So, this week's episode was written by Matthew Graham, who previously wrote the series two episode Fear Her. This episode was actually a lot better than Fear Her, but I would hardly call that any kind of accomplishment.
Am I being too negative? I love Doctor Who, I really do, but even I have to admit that the majority of it is a load of rubbish. I mean, for every Impossible Astronaut there's a Beast Below, and for every Utopia there's about three End of Times. I remember when Moffat took over the job as showrunner, I kind of expected every episode to be great from then on. I don't think the last few weeks have been great at all, but that's to be expected. Even though I think the quality has gone up, there are still mediocre episodes in every series, and I'd be a crazy man to demand otherwise. It's just how Doctor Who works. It's a Doctor Who thing. Maybe I shouldn't tolerate it but I do, because when it's good it's inventive, intelligent, entertaining and wonderful. When it's not then it's Fear Her.
I'm just gonna make a habit out of this: Spoilers below (though no really big ones)!
So the Doctor arrives on a kind of Acid mine/factory in a monastery on future earth (as you do) to find that the people there don't mine the acid themselves, but use mind-controlled doppelgängers (called 'Gangers') made out of this alien substance called 'The Flesh'. A solar storm hits the facility and the Gangers start walking around on their own, struggling to come to terms with having the exact same memories as their human counterparts, and just generally being all freaky-looking. Got all that? That's basically the entire plot.
The episode moves along at a fair clip and features lots of science-fictiony concepts which surprisingly aren't just the Doctor yelling about reversing polarity and whatnot. I said a while ago that Doctor Who is fantasy and not science-fiction, but The Rebel Flesh does deal with, not necessarily scientifically accurate, but scientifically charged themes. I think the Gangers themselves are a neat way to raise questions about what exactly we would consider human. The Gangers remind me of Moffatt badies like the Weeping Angels or the Silence, except the Gangers won't necessarily kill you, and there's no easy way to get rid of them otherwise. They do more than just frighten, However. They bring up questions that us regular-flesh people are going to have to answer eventually; how do you define 'human'? Should non-human sentient beings have rights? How many 'you's are there allowed to be? how do you deal with somebody with all of your memories aside from kill or be killed? The Doctor tries to bang out an agreement between them in the same way he did with the Silurians, but nobody's having any of it.
If I had to point out a problem, it's that the Gangers are kind of a muddled threat. On the one hand, they're creepy looking, and the idea of them having all the same memories as their human counterparts is appropriately unsettling. However, they're too evil at the end to be sympathetic, and they spend too long just kind of hanging around to be threatening. I assume that bad stuff will start happening in the next episode, but it's a considerable amount of time before anything really happens in this one. It's pretty disappointing that the Gangers don't cement themselves as a threat until the last few minutes, but I suppose I do really want to see what happens next time now.

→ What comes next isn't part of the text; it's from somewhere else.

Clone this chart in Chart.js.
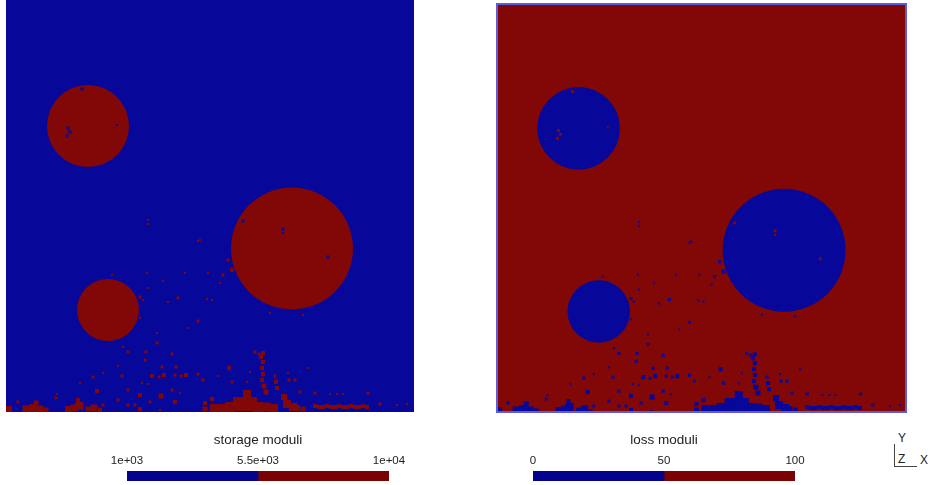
<!DOCTYPE html>
<html>
<head>
<meta charset="utf-8">
<script src="https://cdn.jsdelivr.net/npm/chart.js@4"></script>
<style>
  body { margin: 0; background: #fff; width: 930px; height: 485px; position: relative; overflow: hidden;
         font-family: "Liberation Sans", Arial, sans-serif; }
  .box { position: absolute; }
  .triad { position: absolute; font-size: 12px; color: #222; }
  .tline { position: absolute; background: #444; }
</style>
</head>
<body>
<div class="box" style="left:6px; top:0px; width:408px; height:412px;"><canvas id="storageField"></canvas></div>
<div class="box" style="left:496px; top:3px; width:411px; height:410px;"><canvas id="lossField"></canvas></div>
<div class="box" style="left:77px; top:425px; width:362px; height:56px;"><canvas id="storageBar"></canvas></div>
<div class="box" style="left:483px; top:425px; width:362px; height:56px;"><canvas id="lossBar"></canvas></div>

<div class="triad" style="left:898px; top:431px;">Y</div>
<div class="triad" style="left:898px; top:452px;">Z</div>
<div class="triad" style="left:920px; top:453px;">X</div>
<div class="tline" style="left:894px; top:444px; width:1px; height:22px;"></div>
<div class="tline" style="left:894px; top:466px; width:23px; height:1px;"></div>

<script>
// simulation domain (same for both fields)
var domainX = [0, 408];
var domainY = [0, 412];

// circular inclusions: centre and radius in domain units
var inclusionX = [82, 286, 102];
var inclusionY = [286, 163.5, 102];
var inclusionR = [41, 61, 31];

// small inclusion-phase patches [x, y, side]
var inclusionSpecks = [
  [3,3,6], [20,3,7], [27,4,8], [34,3,7], [40,2,5], [30,9,5],
  [62,3,6], [68,4,7], [73,6,8], [72,12,4], [82,3,5], [88,4,7], [94,2,4],
  [50,14,3], [97,7,3], [91,21,4], [87,35,3], [97,39,2], [74,29,2], [51,18,2], [12,10,3],
  [117,65,2], [122,60,3], [139,52,3], [140,60,3], [151,69,3], [166,58,3], [170,45,3],
  [156,45,3], [112,46,2], [116,36,3], [146,36,4], [153,35,3], [158,37,4], [169,37,3],
  [175,36,3], [180,37,4], [192,38,3], [197,32,3], [136,29,2], [142,28,2], [122,22,3],
  [134,17,4], [155,16,5], [166,22,3], [174,19,2], [112,12,3], [122,7,3], [129,7,3],
  [134,3,4], [144,10,3], [154,2,2], [169,10,4], [199,3,5], [199,9,4],
  [208,4,8], [216,4,8], [224,5,10], [234,8,14], [244,8,14], [252,5,10], [260,5,9], [268,4,8], [241,18,8],
  [255,55,4], [253,58,3], [257,50,4], [256,44,4], [257,38,4], [256,32,4], [258,26,5], [260,20,5],
  [257,59,4], [249,60,3], [269,36,3], [270,30,4], [271,24,4], [278,15,6], [281,8,8], [287,5,8],
  [206,13,4], [283,32,3], [289,32,3], [282,39,2], [223,44,4], [212,36,2], [226,30,3],
  [241,30,2], [244,40,2], [291,4,6], [297,3,5], [294,20,3], [302,44,2],
  [309,6,4], [313,5,4], [317,5,4], [321,6,4], [325,5,4], [329,5,4], [333,6,4], [337,5,4],
  [341,5,4], [345,6,4], [349,5,4], [353,5,4], [357,6,4], [361,5,4],
  [309,19,3], [324,18,2], [331,18,2], [337,18,2], [362,19,3], [374,8,3], [391,7,2], [401,8,2],
  [142,192,2], [142,188,2], [192,171,2], [141,139,2], [142,124,2], [157,131,2], [179,139,2],
  [202,139,2], [217,137,3], [214,129,2], [134,115,3], [137,112,2], [172,114,3], [162,110,2],
  [201,113,2], [206,112,2], [222,152,3], [226,142,4], [134,94,2], [192,91,3], [182,84,2],
  [151,79,2], [264,99,2], [297,97,2], [194,172,2], [106,137,2]
];

// matrix-phase holes inside the inclusions [x, y, side]
var matrixSpecks = [
  [76,323,3], [62,284,3], [64,280,3], [61,276,3], [111,287,2],
  [237,191,3], [277,183,3], [277,179,2], [322,155,3]
];

// colour bars
var storageRange = [1000, 10000];
var storageTicks = [1000, 5500, 10000];
var storageLabels = ['1e+03', '5.5e+03', '1e+04'];
var lossRange = [0, 100];
var lossTicks = [0, 50, 100];
var lossLabels = ['0', '50', '100'];

var BLUE = '#07079a';
var RED = '#820707';
var BAR_BLUE = '#03038d';
var BAR_RED = '#7a0202';
var FONT = '"Liberation Sans", Arial, sans-serif';

function unitPx(chart, v) {
  var s = chart.scales.x;
  return s.getPixelForValue(v) - s.getPixelForValue(0);
}

function makeField(id, matrixColor, inclusionColor, border) {
  var circles = inclusionX.map(function(x, i) {
    return { x: x, y: inclusionY[i], rad: inclusionR[i] };
  });
  var toPts = function(list) {
    return list.map(function(p) { return { x: p[0], y: p[1], side: p[2] }; });
  };
  var rectRadius = function(ctx) {
    return ctx.raw ? unitPx(ctx.chart, ctx.raw.side) / Math.SQRT2 : 0;
  };

  var bgPlugin = {
    id: 'bg',
    beforeDatasetsDraw: function(chart) {
      var a = chart.chartArea, c = chart.ctx;
      c.save();
      c.fillStyle = matrixColor;
      c.fillRect(a.left, a.top, a.width, a.height);
      c.restore();
    },
    afterDraw: function(chart) {
      if (!border) return;
      var a = chart.chartArea, c = chart.ctx;
      c.save();
      c.strokeStyle = '#5c5cd8';
      c.lineWidth = 2;
      c.strokeRect(a.left + 1, a.top + 1, a.width - 2, a.height - 2);
      c.restore();
    }
  };

  return new Chart(document.getElementById(id), {
    type: 'scatter',
    data: {
      datasets: [
        { data: toPts(matrixSpecks), backgroundColor: matrixColor, pointStyle: 'rect',
          pointRadius: rectRadius, pointBorderWidth: 0 },
        { data: toPts(inclusionSpecks), backgroundColor: inclusionColor, pointStyle: 'rect',
          pointRadius: rectRadius, pointBorderWidth: 0 },
        { data: circles, backgroundColor: inclusionColor, pointStyle: 'circle',
          pointRadius: function(ctx) { return ctx.raw ? unitPx(ctx.chart, ctx.raw.rad) : 0; },
          pointBorderWidth: 0 }
      ]
    },
    options: {
      responsive: true,
      maintainAspectRatio: false,
      animation: false,
      events: [],
      layout: { padding: 0 },
      plugins: { legend: { display: false }, tooltip: { enabled: false } },
      scales: {
        x: { type: 'linear', min: domainX[0], max: domainX[1], display: false },
        y: { type: 'linear', min: domainY[0], max: domainY[1], display: false }
      }
    },
    plugins: [bgPlugin]
  });
}

function makeBar(id, title, range, ticks, labels) {
  var mid = (range[0] + range[1]) / 2;
  return new Chart(document.getElementById(id), {
    type: 'bar',
    data: {
      labels: [''],
      datasets: [
        { data: [[range[0], mid]], backgroundColor: BAR_BLUE },
        { data: [[mid, range[1]]], backgroundColor: BAR_RED }
      ]
    },
    options: {
      indexAxis: 'y',
      responsive: true,
      maintainAspectRatio: false,
      animation: false,
      events: [],
      grouped: false,
      categoryPercentage: 1,
      barPercentage: 1,
      layout: { padding: { left: 50, right: 50, top: 7, bottom: 0 } },
      plugins: {
        legend: { display: false },
        tooltip: { enabled: false },
        title: {
          display: true, text: title, color: '#222', padding: { top: 0, bottom: 3 },
          font: { family: FONT, size: 13.5, weight: 'normal' }
        }
      },
      scales: {
        x: {
          type: 'linear', position: 'top', min: range[0], max: range[1],
          grid: { display: false, drawTicks: false }, border: { display: false },
          afterBuildTicks: function(axis) {
            axis.ticks = ticks.map(function(v) { return { value: v }; });
          },
          ticks: {
            color: '#222', padding: 3, maxRotation: 0, autoSkip: false,
            font: { family: FONT, size: 11.5 },
            callback: function(v, i) { return labels[i]; }
          }
        },
        y: { display: false }
      }
    }
  });
}

makeField('storageField', BLUE, RED, false);
makeField('lossField', RED, BLUE, true);
makeBar('storageBar', 'storage moduli', storageRange, storageTicks, storageLabels);
makeBar('lossBar', 'loss moduli', lossRange, lossTicks, lossLabels);
</script>
</body>
</html>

One thing I really liked was the Doctor's pragmatic approach to the whole thing. Of course in the past we've seen the Doctor try and end a conflict peacefully at all costs, but only recently have we seen what the Doctor's willing to do when that isn't an option. Do you remember that bit in The Poison Sky, where the Doctor teleports up to the Sontaran battleship with the bomb? He knows it will kill both him and the Sontarans, but he goes up just to give the Sontaran's a choice. Of course, it was a fake-out since that side-character, you-know-the-one-I-mean-oh-gosh-what-was-his-name-again, ended up blowing them up instead of the Doctor. In the recent Day of the Moon, the Doctor decides to just kill the Silence outright rather than give them the choice to run away, because he knows they won't run away. Here the Gangers kind of run off and declare war and the Doctor has to deal with it - it felt like he was being entirely rational, even if his ultimate decision was a difficult one. It just feels like the Doctor is making intelligent decisions for the best outcome, rather than taking an unrealistic moral high ground until he gets what he wants.
This being the opening of a two-parter, it was mostly build up, so all we've really got is a setting, some characters, a threat, and an interesting twist. It's difficult to judge the entire story until we get the second part, but The Rebel Flesh is an interesting set-up so far, even if as a standalone episode it's kind of unfocused.